RENOIR (R) World War I is still raging on, and the young Jean Renoir (Vincent Rottiers) returns to his family’s estate, Cagnes-sur-Mer, to nurse his combat wounds. Jean’s elderly, ailing widowed father, the Impressionist painter Pierre-Auguste Renoir (Michel Bouquet), spends his time painting and obsessing over his latest muse, the beautiful red-haired Andrée Heuschling (Christa Theret). The patriarch Renoir desires her, but the younger son pursues a relationship with Andrée, and she becomes a vital inspiration to both men.
This is a different kind of summer movie—one free of frenetic action and tumult, those kinds of things we usually gravitate to during this cinematic season. Instead, director/writer Gilles Bourdos’ nostalgic Renoir offers up something more contemplative and placid than a knot work of thrills and action: an examination of two legendary men at a pivotal time in their relationship and in their art. The elder Renoir was a master of his creative domain, and his son would go on to become a master of filmmaking, the most dominant art of the 20th century.
Renoir is indeed seductive on a cinematic surface level. Cinematographer Mark Ping Bing Lee vividly captures the golden Mediterranean light, and his work on the picture fittingly lulls us into the lazy hours that envelope the Renoirs and Andrée. The light and space of the south of France are intoxicating, and Renoir is enticing and pleasurable. Where it stumbles a bit is on a dramatic level. The actuality of the story is fascinating, and Andrée did play an important role in both men’s lives. She eventually became Jean’s wife and starred in a number of his early silent movies before retiring from the acting profession in the 1930s.

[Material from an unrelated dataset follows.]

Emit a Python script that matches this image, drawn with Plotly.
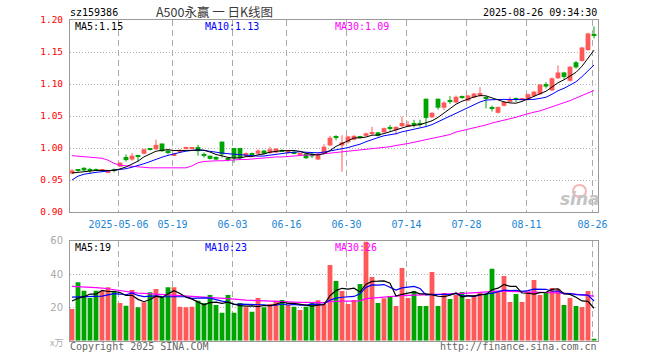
import numpy as np
import pandas as pd
import plotly.graph_objects as go

# ---------------- data ----------------
opens = [0.960, 0.9655, 0.969, 0.9655, 0.9665, 0.9645, 0.962, 0.9655, 0.971, 0.986,
         0.982, 0.988, 0.991, 1.000, 0.998, 1.007, 0.996, 0.989, 0.995, 1.000,
         0.9995, 1.0015, 0.990, 0.988, 0.986, 1.010, 0.9835, 1.000, 1.000, 0.987,
         0.9915, 0.991, 0.996, 0.992, 0.993, 0.9965, 0.992, 0.994, 0.9905, 0.991,
         0.991, 0.982, 0.992, 1.004, 1.0175, 1.004, 1.009, 1.013, 1.0175, 1.019,
         1.0225, 1.0245, 1.0245, 1.0315, 1.028, 1.034, 1.034, 1.038, 1.038, 1.077,
         1.048, 1.077, 1.063, 1.074, 1.071, 1.0795, 1.074, 1.079, 1.0835, 1.0785,
         1.0635, 1.055, 1.066, 1.072, 1.0765, 1.0755, 1.076, 1.081, 1.084, 1.100,
         1.090, 1.109, 1.118, 1.105, 1.134, 1.136, 1.153, 1.178]
closes = [0.965, 0.9645, 0.965, 0.9645, 0.9655, 0.9655, 0.964, 0.9645, 0.977, 0.981,
          0.988, 0.987, 0.998, 0.997, 1.005, 0.995, 0.992, 0.991, 0.997, 1.001,
          1.0005, 0.995, 0.989, 0.983, 0.982, 0.990, 0.9825, 0.984, 0.984, 0.992,
          0.9905, 0.996, 0.991, 0.998, 0.999, 0.9955, 0.996, 0.992, 0.9915, 0.984,
          0.987, 0.991, 1.002, 1.016, 1.0165, 1.009, 1.018, 1.019, 1.0165, 1.023,
          1.0235, 1.019, 1.031, 1.0305, 1.033, 1.039, 1.037, 1.037, 1.037, 1.047,
          1.055, 1.063, 1.071, 1.073, 1.080, 1.0785, 1.082, 1.085, 1.0845, 1.0775,
          1.0625, 1.064, 1.072, 1.076, 1.0755, 1.0765, 1.084, 1.088, 1.099, 1.096,
          1.109, 1.118, 1.111, 1.127, 1.126, 1.157, 1.179, 1.175]
highs = [0.967, 0.967, 0.970, 0.969, 0.968, 0.966, 0.965, 0.968, 0.978, 0.990,
         0.992, 0.988, 0.999, 1.000, 1.013, 1.007, 0.998, 0.992, 0.998, 1.002,
         1.001, 1.005, 0.993, 0.988, 0.987, 1.010, 0.986, 1.000, 1.000, 0.993,
         0.993, 0.998, 0.997, 1.002, 1.000, 0.998, 0.997, 0.995, 0.992, 0.992,
         0.992, 0.992, 1.006, 1.019, 1.020, 1.020, 1.019, 1.020, 1.019, 1.024,
         1.033, 1.025, 1.032, 1.036, 1.034, 1.049, 1.042, 1.044, 1.044, 1.077,
         1.056, 1.077, 1.073, 1.081, 1.082, 1.082, 1.083, 1.086, 1.095, 1.081,
         1.066, 1.065, 1.073, 1.080, 1.079, 1.078, 1.085, 1.089, 1.100, 1.103,
         1.110, 1.129, 1.119, 1.128, 1.136, 1.158, 1.180, 1.190]
lows = [0.959, 0.963, 0.964, 0.961, 0.964, 0.963, 0.961, 0.962, 0.970, 0.979,
        0.980, 0.979, 0.990, 0.996, 0.997, 0.994, 0.990, 0.988, 0.994, 0.999,
        0.998, 0.988, 0.985, 0.982, 0.981, 0.985, 0.979, 0.977, 0.982, 0.986,
        0.988, 0.990, 0.990, 0.991, 0.992, 0.994, 0.991, 0.991, 0.988, 0.983,
        0.984, 0.981, 0.991, 1.003, 1.012, 0.963, 1.007, 1.012, 1.015, 1.018,
        1.020, 1.018, 1.024, 1.027, 1.021, 1.033, 1.033, 1.032, 1.033, 1.033,
        1.047, 1.060, 1.059, 1.069, 1.070, 1.077, 1.073, 1.078, 1.080, 1.062,
        1.057, 1.054, 1.065, 1.071, 1.072, 1.074, 1.074, 1.080, 1.083, 1.093,
        1.089, 1.108, 1.108, 1.104, 1.124, 1.135, 1.152, 1.171]
volumes = [19, 35, 30, 25.6, 30, 30, 32, 30, 22.6, 21,
           30.4, 20, 23, 29, 31, 26, 32, 32, 20.4, 20,
           20.4, 24, 22.6, 27.4, 21.4, 16.8, 27.4, 16.8, 22.6, 20,
           17.4, 25.6, 20, 22, 24, 24.4, 21.4, 20.4, 18.4, 20.4,
           23, 24.2, 22, 45.4, 35.8, 29.8, 22, 24.4, 34, 59.4,
           38.2, 22.6, 25.4, 26.8, 20.8, 43.6, 25.6, 29.8, 20.8, 20.8,
           41.2, 20.8, 28.6, 25, 27.4, 29.2, 25, 27.4, 29.2, 28,
           43.2, 29.8, 38.8, 23.2, 28, 23.2, 29.2, 36.4, 27.4, 29.2,
           31.6, 31.2, 21.4, 25.6, 20.8, 20.2, 29.8, 1]

ma5_head = [0.961, 0.962, 0.964, 0.965]
ma10_head = [0.950, 0.956, 0.959, 0.961, 0.962, 0.963, 0.964, 0.965, 0.966]
ma30 = [0.988, 0.987, 0.987, 0.986, 0.985, 0.984, 0.981, 0.976, 0.973, 0.972,
        0.971, 0.970, 0.969, 0.969, 0.969, 0.969, 0.969, 0.969, 0.969, 0.969,
        0.972, 0.977, 0.979, 0.980, 0.980, 0.980, 0.981, 0.981, 0.982, 0.982,
        0.983, 0.983, 0.984, 0.985, 0.986, 0.986, 0.987, 0.988, 0.988, 0.989,
        0.989, 0.990, 0.990, 0.991, 0.992, 0.993, 0.994, 0.995, 0.996, 0.997,
        0.998, 0.999, 1.000, 1.002, 1.004, 1.005, 1.007, 1.009, 1.011, 1.013,
        1.015, 1.017, 1.019, 1.021, 1.025, 1.027, 1.030, 1.032, 1.034, 1.036,
        1.039, 1.041, 1.043, 1.045, 1.048, 1.051, 1.054, 1.056, 1.058, 1.061,
        1.064, 1.067, 1.070, 1.074, 1.078, 1.082, 1.086, 1.090]
vol_ma5_head = [23.8, 25.5, 26.4, 28.0]
vol_ma10_head = [26.2, 26.3, 26.4, 26.5, 26.6, 26.8, 27.5, 28.2, 28.0]
vol_ma30 = [32.6, 32.5, 32.4, 32.3, 31.9, 31.6, 31.1, 30.6, 30.0, 29.4,
            28.9, 28.6, 28.4, 28.2, 28.0, 27.8, 27.6, 27.3, 27.1, 26.8,
            26.6, 26.4, 26.2, 26.0, 25.8, 25.5, 25.2, 24.9, 24.5, 24.3,
            24.2, 24.0, 23.8, 23.7, 23.5, 23.4, 23.3, 23.2, 23.0, 23.0,
            22.9, 22.9, 22.8, 23.5, 23.8, 23.8, 23.8, 23.8, 23.9, 25.2,
            25.6, 25.8, 26.2, 26.5, 26.8, 27.0, 27.1, 27.2, 27.3, 27.4,
            27.6, 27.7, 27.9, 28.0, 28.2, 28.4, 28.6, 28.9, 29.2, 29.5,
            29.8, 29.8, 29.7, 29.6, 29.5, 29.5, 29.4, 29.3, 29.2, 29.0,
            28.9, 28.8, 28.5, 28.2, 27.9, 27.6, 27.3, 26.8]

tick_index = [8, 17, 27, 36, 46, 56, 66, 76, 87]
tick_labels = ["2025-05-06", "05-19", "06-03", "06-16", "06-30",
               "07-14", "07-28", "08-11", "08-26"]
price_ticks = [0.90, 0.95, 1.00, 1.05, 1.10, 1.15, 1.20]
vol_ticks = [20, 40, 60]

code = "sz159386"
title = "A500永赢 一 日K线图"
stamp = "2025-08-26 09:34:30"

# ---------------- derived ----------------
o = np.array(opens); c = np.array(closes); h = np.array(highs); l = np.array(lows)
v = np.array(volumes, dtype=float)
n = len(c)
idx = np.arange(n)
up = c >= o

ma5 = pd.Series(c).rolling(5).mean().to_numpy(); ma5[:4] = ma5_head
ma10 = pd.Series(c).rolling(10).mean().to_numpy(); ma10[:9] = ma10_head
vma5 = pd.Series(v).rolling(5).mean().to_numpy(); vma5[:4] = vol_ma5_head
vma10 = pd.Series(v).rolling(10).mean().to_numpy(); vma10[:9] = vol_ma10_head

RED = "#ff5858"
GREEN = "#00a400"
MONO = "DejaVu Sans Mono"

W, H = 660, 360
X0, X1 = 70, 598
PY0, PY1 = 20, 212
VY0, VY1 = 240.7, 340.7

fig = go.Figure()

# wicks
for mask, col in ((up, RED), (~up, GREEN)):
    xs, ys = [], []
    for i in idx[mask]:
        xs += [i, i, None]
        ys += [l[i], h[i], None]
    fig.add_trace(go.Scatter(x=xs, y=ys, mode="lines", line=dict(color=col, width=1),
                             hoverinfo="skip", xaxis="x", yaxis="y"))

# bodies
minh = 0.0016
body = np.abs(c - o)
bh = np.maximum(body, minh)
mid = (c + o) / 2
base = mid - bh / 2
for mask, col in ((up, RED), (~up, GREEN)):
    fig.add_trace(go.Bar(x=idx[mask], y=bh[mask], base=base[mask], width=0.8,
                         marker=dict(color=col, line=dict(width=0)),
                         xaxis="x", yaxis="y"))

# price MAs
for arr, col in ((ma30, "#ff00ff"), (ma10, "#0000ff"), (ma5, "#000000")):
    fig.add_trace(go.Scatter(x=idx, y=arr, mode="lines", line=dict(color=col, width=1),
                             xaxis="x", yaxis="y"))

# volume bars
for mask, col in ((up, RED), (~up, GREEN)):
    fig.add_trace(go.Bar(x=idx[mask], y=v[mask], width=0.8,
                         marker=dict(color=col, line=dict(width=0)),
                         xaxis="x2", yaxis="y2"))
for arr, col in ((vol_ma30, "#ff00ff"), (vma10, "#0000ff"), (vma5, "#000000")):
    fig.add_trace(go.Scatter(x=idx, y=arr, mode="lines", line=dict(color=col, width=1.2),
                             xaxis="x2", yaxis="y2"))

xr = [-(72 - X0) / 6, (X1 - 72) / 6]
xdom = [X0 / W, X1 / W]
grid_x = [t - 0.25 for t in tick_index]

axis_common = dict(showline=True, linecolor="#9a9a9a", linewidth=1, mirror=True,
                   zeroline=False, ticks="", fixedrange=True, automargin=False)

fig.update_layout(
    width=W, height=H,
    margin=dict(l=0, r=0, t=0, b=0, autoexpand=False),
    paper_bgcolor="white", plot_bgcolor="white",
    showlegend=False, barmode="overlay", hovermode=False,
    xaxis=dict(domain=xdom, range=xr, anchor="y",
               tickvals=grid_x, ticktext=tick_labels,
               tickfont=dict(family=MONO, size=10, color="#1a86d6"),
               ticklabelstandoff=3,
               showgrid=True, gridcolor="#aaaaaa", gridwidth=1, griddash="6px,4px",
               **axis_common),
    yaxis=dict(domain=[1 - PY1 / H, 1 - PY0 / H], range=[0.90, 1.20], anchor="x",
               tickvals=price_ticks, ticktext=[f"{t:.2f}" for t in price_ticks],
               tickfont=dict(family=MONO, size=9.5, color="#ff0000"),
               ticklabelstandoff=4,
               showgrid=True, gridcolor="#b0b0b0", gridwidth=1, griddash="1px,2px",
               **axis_common),
    xaxis2=dict(domain=xdom, range=xr, anchor="y2",
                tickvals=grid_x, showticklabels=False,
                showgrid=True, gridcolor="#aaaaaa", gridwidth=1, griddash="6px,4px",
                **axis_common),
    yaxis2=dict(domain=[1 - VY1 / H, 1 - VY0 / H], range=[0, 60], anchor="x2",
                tickvals=vol_ticks, ticktext=[str(t) for t in vol_ticks],
                tickfont=dict(family="DejaVu Sans", size=10, color="#aaaaaa"),
                ticklabelstandoff=4,
                showgrid=True, gridcolor="#b0b0b0", gridwidth=1, griddash="1px,2px",
                **axis_common),
)


def ann(text, px, py, xa="left", color="#000000", size=10, family=MONO, **kw):
    fig.add_annotation(text=text, x=px / W, y=1 - py / H, xref="paper", yref="paper",
                       xanchor=xa, yanchor="middle", showarrow=False,
                       font=dict(family=family, size=size, color=color, **kw),
                       borderpad=0)


ann(code, 69, 12.5)
ann(title, 214, 11.5, xa="center", color="#3a3a3a", size=12.5, family="Noto Sans CJK SC")
ann(stamp, 598, 12.5, xa="right")
ann(f"MA5:{ma5[-1]:.2f}", 74, 26.5)
ann(f"MA10:{ma10[-1]:.2f}", 204, 26.5, color="#0000ff")
ann(f"MA30:{ma30[-1]:.2f}", 334, 26.5, color="#ff00ff")
ann(f"MA5:{int(vma5[-1])}", 74, 247)
ann(f"MA10:{int(vma10[-1])}", 204, 247, color="#0000ff")
ann(f"MA30:{int(vol_ma30[-1])}", 334, 247, color="#ff00ff")
ann("x万", 64, 342, xa="right", color="#aaaaaa", size=9, family="Noto Sans CJK SC")
ann("Copyright 2025 SINA.COM", 69, 346, color="#666666")
ann("http://finance.sina.com.cn", 598, 346, xa="right", color="#666666")

# sina watermark
fig.add_shape(type="circle", xref="paper", yref="paper",
              x0=573 / W, x1=586 / W, y0=1 - 197 / H, y1=1 - 185 / H,
              line=dict(color="#f4b4b4", width=2))
ann("sina", 580, 199, xa="center", color="#c4c4c4", size=17,
    family="DejaVu Sans", weight="bold", style="italic")

fig.write_html(
    "out.html",
    config={"displayModeBar": False},
    post_script=(
        "document.documentElement.style.margin='0';"
        "document.documentElement.style.padding='0';"
        "document.documentElement.style.overflow='hidden';"
        "document.body.style.margin='0';"
        "document.body.style.padding='0';"
        "document.body.style.overflow='hidden';"
    ),
)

But Renoir‘s airy narrative never does plunge deeper beneath the surface. Bouquet is always convincing as the great painter, his performance nuanced and quietly affecting. Rottiers is far more mannered and much too handsome as Jean, giving us little glimpse of the great filmmaker he would become. More problematic still is Theret. Though she is physically alluring, Andrée also comes off as manipulative and increasingly unlikeable.
Regardless of its faults and lack of directorial conviction, Renoir still works its subtle charms, and it is hard to grow restless spending time in such atmospheric splendor and in the company of such brilliant minds. It’s just that the Renoirs deserve so much better.